_THE TASK:_
From the first line of the listing below to the line with "import * as", print each line exactly, and nothing more. Leave out the pictures.

※

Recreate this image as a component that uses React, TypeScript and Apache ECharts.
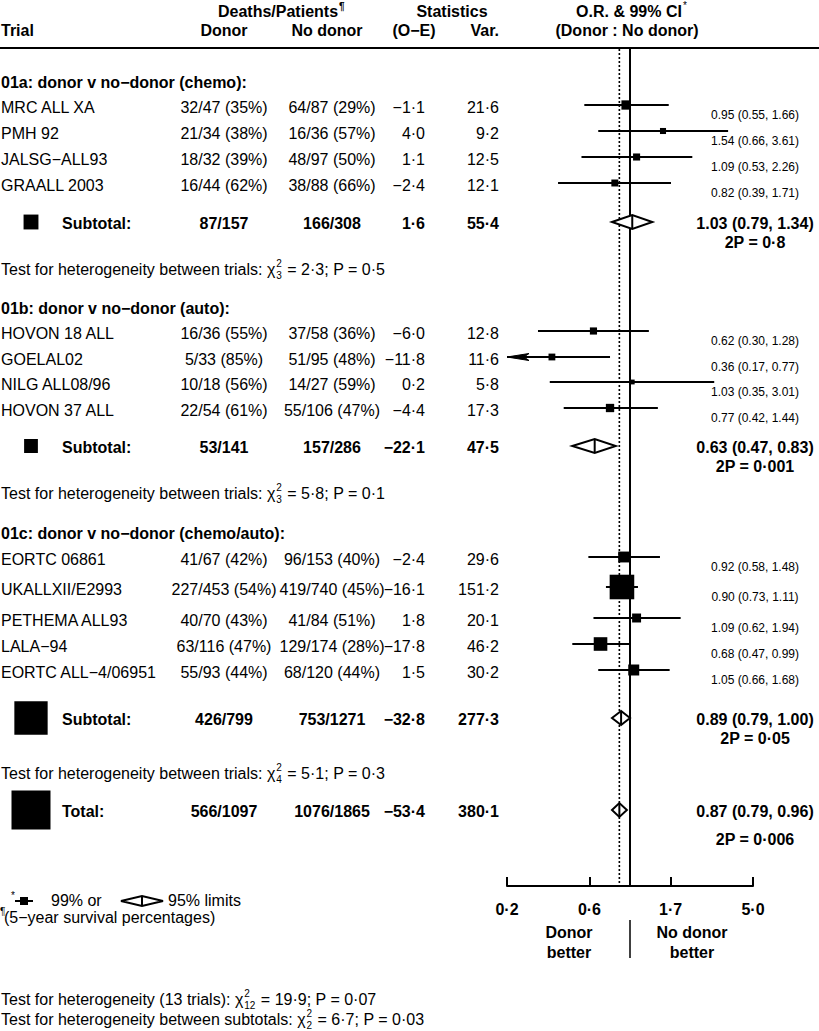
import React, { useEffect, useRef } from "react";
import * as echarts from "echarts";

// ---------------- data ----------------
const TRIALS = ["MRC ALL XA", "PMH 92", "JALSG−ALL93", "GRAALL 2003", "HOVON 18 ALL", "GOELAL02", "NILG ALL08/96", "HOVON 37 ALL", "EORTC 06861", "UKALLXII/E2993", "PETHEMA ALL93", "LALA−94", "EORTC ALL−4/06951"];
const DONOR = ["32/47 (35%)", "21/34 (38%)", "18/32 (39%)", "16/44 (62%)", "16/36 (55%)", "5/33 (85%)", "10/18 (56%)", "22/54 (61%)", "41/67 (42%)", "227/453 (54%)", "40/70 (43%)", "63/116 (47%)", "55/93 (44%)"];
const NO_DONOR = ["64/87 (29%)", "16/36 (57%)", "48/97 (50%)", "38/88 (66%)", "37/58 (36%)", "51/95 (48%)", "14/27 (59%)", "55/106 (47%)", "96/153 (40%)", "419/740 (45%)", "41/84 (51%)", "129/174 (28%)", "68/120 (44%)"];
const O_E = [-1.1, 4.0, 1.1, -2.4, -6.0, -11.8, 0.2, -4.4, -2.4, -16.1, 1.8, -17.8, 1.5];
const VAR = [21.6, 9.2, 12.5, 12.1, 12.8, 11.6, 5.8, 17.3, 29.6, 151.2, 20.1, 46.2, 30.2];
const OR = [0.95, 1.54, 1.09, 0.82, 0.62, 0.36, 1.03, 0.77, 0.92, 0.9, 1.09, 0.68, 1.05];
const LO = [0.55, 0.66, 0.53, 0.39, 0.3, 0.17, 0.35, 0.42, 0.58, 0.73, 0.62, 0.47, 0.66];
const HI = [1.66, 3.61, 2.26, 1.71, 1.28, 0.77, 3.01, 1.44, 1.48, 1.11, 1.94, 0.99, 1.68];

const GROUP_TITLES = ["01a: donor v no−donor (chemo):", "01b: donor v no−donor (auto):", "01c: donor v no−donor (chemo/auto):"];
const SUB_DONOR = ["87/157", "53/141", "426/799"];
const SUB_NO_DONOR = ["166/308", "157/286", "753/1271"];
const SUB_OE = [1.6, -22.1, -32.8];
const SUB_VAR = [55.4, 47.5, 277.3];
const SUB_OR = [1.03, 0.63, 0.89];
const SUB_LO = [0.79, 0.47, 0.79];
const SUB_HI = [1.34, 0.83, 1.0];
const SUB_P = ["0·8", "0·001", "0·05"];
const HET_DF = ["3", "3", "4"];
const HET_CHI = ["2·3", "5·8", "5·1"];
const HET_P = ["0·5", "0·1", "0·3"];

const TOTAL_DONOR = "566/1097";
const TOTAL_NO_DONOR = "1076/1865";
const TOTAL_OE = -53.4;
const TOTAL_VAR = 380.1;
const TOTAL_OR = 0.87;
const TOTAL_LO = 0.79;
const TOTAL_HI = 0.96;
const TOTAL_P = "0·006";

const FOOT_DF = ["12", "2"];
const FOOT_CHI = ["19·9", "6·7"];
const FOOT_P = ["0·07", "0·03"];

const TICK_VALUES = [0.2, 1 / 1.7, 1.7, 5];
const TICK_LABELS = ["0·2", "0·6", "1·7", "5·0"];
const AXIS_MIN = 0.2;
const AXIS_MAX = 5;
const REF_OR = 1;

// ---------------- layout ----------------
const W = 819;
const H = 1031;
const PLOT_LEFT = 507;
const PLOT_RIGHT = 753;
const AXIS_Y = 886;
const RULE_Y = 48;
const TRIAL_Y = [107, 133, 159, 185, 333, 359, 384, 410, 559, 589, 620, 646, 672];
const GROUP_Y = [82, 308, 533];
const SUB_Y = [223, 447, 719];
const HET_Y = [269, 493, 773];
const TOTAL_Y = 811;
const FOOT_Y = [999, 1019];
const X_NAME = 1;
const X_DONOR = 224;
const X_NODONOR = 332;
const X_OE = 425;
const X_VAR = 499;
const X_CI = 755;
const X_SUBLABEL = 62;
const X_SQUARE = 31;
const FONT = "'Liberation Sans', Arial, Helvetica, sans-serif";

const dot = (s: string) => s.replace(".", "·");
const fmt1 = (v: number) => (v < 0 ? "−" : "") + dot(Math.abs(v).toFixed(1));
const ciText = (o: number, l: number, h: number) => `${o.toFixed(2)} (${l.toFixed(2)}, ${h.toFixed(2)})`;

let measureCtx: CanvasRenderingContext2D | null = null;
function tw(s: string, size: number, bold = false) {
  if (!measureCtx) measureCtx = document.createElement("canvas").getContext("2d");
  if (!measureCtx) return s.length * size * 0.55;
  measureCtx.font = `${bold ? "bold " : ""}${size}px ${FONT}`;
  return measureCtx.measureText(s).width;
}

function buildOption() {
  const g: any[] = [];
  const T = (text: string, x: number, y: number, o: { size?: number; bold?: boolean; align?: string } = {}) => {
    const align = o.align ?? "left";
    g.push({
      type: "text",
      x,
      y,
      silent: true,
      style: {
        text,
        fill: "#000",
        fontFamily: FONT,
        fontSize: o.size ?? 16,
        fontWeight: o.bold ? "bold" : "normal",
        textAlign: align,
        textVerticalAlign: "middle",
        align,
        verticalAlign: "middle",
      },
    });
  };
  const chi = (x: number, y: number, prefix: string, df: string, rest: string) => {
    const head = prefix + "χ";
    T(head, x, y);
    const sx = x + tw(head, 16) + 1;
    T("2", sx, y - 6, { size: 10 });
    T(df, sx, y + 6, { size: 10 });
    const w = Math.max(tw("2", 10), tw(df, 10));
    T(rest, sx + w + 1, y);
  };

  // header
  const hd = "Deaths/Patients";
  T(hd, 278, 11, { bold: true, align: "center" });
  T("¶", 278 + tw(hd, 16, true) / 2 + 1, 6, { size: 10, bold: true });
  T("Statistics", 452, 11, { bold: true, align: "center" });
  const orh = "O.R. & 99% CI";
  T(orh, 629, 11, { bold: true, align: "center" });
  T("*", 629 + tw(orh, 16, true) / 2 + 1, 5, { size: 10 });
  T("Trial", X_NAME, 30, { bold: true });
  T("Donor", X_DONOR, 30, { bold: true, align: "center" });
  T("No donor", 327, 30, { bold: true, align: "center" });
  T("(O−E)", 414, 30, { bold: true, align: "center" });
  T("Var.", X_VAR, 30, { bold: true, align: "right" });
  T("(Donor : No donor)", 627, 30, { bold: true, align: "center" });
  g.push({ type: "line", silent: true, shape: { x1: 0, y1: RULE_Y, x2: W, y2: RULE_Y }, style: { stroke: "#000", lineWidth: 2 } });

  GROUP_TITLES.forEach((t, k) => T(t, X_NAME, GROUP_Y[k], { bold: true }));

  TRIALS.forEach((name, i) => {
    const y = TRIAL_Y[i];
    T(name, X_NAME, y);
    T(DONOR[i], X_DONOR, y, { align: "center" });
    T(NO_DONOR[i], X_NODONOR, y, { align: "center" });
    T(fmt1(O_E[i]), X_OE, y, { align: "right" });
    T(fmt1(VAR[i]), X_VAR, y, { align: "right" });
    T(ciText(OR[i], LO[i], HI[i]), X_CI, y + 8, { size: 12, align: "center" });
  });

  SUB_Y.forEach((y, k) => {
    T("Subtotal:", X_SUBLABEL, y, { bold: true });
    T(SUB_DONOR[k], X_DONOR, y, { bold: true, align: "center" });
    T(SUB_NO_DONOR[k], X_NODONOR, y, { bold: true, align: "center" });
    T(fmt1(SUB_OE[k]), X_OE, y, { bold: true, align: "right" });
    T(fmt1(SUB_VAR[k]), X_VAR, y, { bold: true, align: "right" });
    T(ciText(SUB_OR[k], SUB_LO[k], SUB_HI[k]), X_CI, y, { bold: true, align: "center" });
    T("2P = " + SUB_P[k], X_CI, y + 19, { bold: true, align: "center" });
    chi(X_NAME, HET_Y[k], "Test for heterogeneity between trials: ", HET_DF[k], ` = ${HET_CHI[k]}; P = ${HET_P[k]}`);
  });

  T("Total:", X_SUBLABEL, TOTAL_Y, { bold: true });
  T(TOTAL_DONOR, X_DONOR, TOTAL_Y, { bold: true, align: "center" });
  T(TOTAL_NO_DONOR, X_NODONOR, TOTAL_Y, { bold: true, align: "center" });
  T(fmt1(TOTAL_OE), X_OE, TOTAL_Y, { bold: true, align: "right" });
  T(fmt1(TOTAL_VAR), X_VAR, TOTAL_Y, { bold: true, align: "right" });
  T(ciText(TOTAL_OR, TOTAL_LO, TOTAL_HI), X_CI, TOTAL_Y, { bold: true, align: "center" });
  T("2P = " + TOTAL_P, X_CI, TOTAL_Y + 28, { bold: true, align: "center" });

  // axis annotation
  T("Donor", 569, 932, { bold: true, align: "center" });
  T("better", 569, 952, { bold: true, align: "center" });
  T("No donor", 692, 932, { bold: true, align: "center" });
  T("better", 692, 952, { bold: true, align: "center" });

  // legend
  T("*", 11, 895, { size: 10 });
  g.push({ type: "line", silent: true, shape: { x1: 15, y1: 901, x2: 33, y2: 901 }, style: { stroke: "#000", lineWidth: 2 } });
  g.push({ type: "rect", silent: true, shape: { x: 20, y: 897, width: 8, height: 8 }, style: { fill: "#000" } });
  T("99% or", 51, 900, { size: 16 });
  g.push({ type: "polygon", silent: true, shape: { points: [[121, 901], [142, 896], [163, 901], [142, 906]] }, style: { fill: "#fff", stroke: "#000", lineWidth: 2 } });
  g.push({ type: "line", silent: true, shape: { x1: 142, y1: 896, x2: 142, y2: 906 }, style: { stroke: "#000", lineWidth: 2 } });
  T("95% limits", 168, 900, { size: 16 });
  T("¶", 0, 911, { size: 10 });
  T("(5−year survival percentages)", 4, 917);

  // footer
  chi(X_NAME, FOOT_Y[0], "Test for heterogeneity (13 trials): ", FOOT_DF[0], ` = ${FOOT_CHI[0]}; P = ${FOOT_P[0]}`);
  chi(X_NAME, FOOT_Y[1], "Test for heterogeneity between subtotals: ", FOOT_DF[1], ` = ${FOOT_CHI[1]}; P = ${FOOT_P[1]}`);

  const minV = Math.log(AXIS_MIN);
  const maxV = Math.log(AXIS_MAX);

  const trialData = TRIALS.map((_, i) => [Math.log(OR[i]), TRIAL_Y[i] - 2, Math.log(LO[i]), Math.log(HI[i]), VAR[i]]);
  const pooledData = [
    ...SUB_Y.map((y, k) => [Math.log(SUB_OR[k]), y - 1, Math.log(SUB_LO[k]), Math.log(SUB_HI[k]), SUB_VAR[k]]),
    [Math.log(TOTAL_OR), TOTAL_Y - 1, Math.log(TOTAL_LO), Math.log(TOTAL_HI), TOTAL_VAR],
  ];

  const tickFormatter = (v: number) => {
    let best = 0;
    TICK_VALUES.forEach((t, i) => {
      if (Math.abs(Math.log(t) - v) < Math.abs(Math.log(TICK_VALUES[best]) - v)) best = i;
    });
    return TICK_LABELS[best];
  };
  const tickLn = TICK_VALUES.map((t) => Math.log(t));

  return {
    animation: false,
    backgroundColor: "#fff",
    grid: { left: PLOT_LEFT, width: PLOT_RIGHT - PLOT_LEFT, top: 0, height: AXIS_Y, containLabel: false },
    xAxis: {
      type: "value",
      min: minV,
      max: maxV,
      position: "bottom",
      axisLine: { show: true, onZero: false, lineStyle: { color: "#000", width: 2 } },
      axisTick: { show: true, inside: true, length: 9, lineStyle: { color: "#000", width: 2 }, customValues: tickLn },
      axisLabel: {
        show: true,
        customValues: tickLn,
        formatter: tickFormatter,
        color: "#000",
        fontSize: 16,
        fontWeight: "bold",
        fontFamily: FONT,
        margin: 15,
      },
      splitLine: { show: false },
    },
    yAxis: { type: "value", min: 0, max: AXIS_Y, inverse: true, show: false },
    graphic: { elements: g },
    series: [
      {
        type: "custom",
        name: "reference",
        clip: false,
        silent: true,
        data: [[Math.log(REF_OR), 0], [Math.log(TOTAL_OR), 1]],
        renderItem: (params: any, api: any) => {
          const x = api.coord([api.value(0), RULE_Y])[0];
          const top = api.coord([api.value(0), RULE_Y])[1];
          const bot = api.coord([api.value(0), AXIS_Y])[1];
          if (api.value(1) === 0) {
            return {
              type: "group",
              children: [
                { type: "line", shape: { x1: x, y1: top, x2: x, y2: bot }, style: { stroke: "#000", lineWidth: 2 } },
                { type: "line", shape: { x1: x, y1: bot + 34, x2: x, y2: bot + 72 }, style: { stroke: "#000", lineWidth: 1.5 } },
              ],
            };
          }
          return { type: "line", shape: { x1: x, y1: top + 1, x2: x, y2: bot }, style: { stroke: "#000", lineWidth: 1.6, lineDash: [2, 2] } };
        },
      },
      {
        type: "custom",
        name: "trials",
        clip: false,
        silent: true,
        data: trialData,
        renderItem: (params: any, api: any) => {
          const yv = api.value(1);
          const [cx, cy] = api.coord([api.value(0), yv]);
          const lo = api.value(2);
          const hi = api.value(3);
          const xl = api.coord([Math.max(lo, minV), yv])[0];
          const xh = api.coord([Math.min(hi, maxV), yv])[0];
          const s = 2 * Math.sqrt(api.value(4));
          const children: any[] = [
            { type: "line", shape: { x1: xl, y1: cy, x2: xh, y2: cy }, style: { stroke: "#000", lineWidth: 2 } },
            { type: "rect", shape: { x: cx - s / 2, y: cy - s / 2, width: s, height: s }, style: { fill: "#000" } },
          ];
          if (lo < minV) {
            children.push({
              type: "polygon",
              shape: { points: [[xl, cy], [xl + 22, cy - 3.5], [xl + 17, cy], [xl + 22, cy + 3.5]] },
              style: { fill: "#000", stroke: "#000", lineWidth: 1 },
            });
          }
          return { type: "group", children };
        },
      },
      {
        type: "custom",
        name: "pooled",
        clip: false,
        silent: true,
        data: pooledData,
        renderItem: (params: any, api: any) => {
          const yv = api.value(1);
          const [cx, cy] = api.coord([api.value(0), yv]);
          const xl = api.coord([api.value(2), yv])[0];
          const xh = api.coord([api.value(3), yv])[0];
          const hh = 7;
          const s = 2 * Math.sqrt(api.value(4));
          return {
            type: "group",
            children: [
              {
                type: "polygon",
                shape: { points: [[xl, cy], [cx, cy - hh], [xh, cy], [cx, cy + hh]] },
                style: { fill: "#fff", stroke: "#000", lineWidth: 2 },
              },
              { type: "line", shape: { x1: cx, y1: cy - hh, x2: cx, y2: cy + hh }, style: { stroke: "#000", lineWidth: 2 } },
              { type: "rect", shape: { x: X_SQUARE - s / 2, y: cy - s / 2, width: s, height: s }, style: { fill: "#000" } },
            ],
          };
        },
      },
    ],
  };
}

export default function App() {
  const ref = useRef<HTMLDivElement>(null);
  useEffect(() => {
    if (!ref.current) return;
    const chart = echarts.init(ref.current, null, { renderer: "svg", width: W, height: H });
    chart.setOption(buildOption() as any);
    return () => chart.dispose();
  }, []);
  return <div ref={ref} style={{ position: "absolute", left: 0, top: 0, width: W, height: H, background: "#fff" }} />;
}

※

_FINISHED EXERCISE:_
Recreate this image as a component that uses React, TypeScript and Apache ECharts.
import React, { useEffect, useRef } from "react";
import * as echarts from "echarts";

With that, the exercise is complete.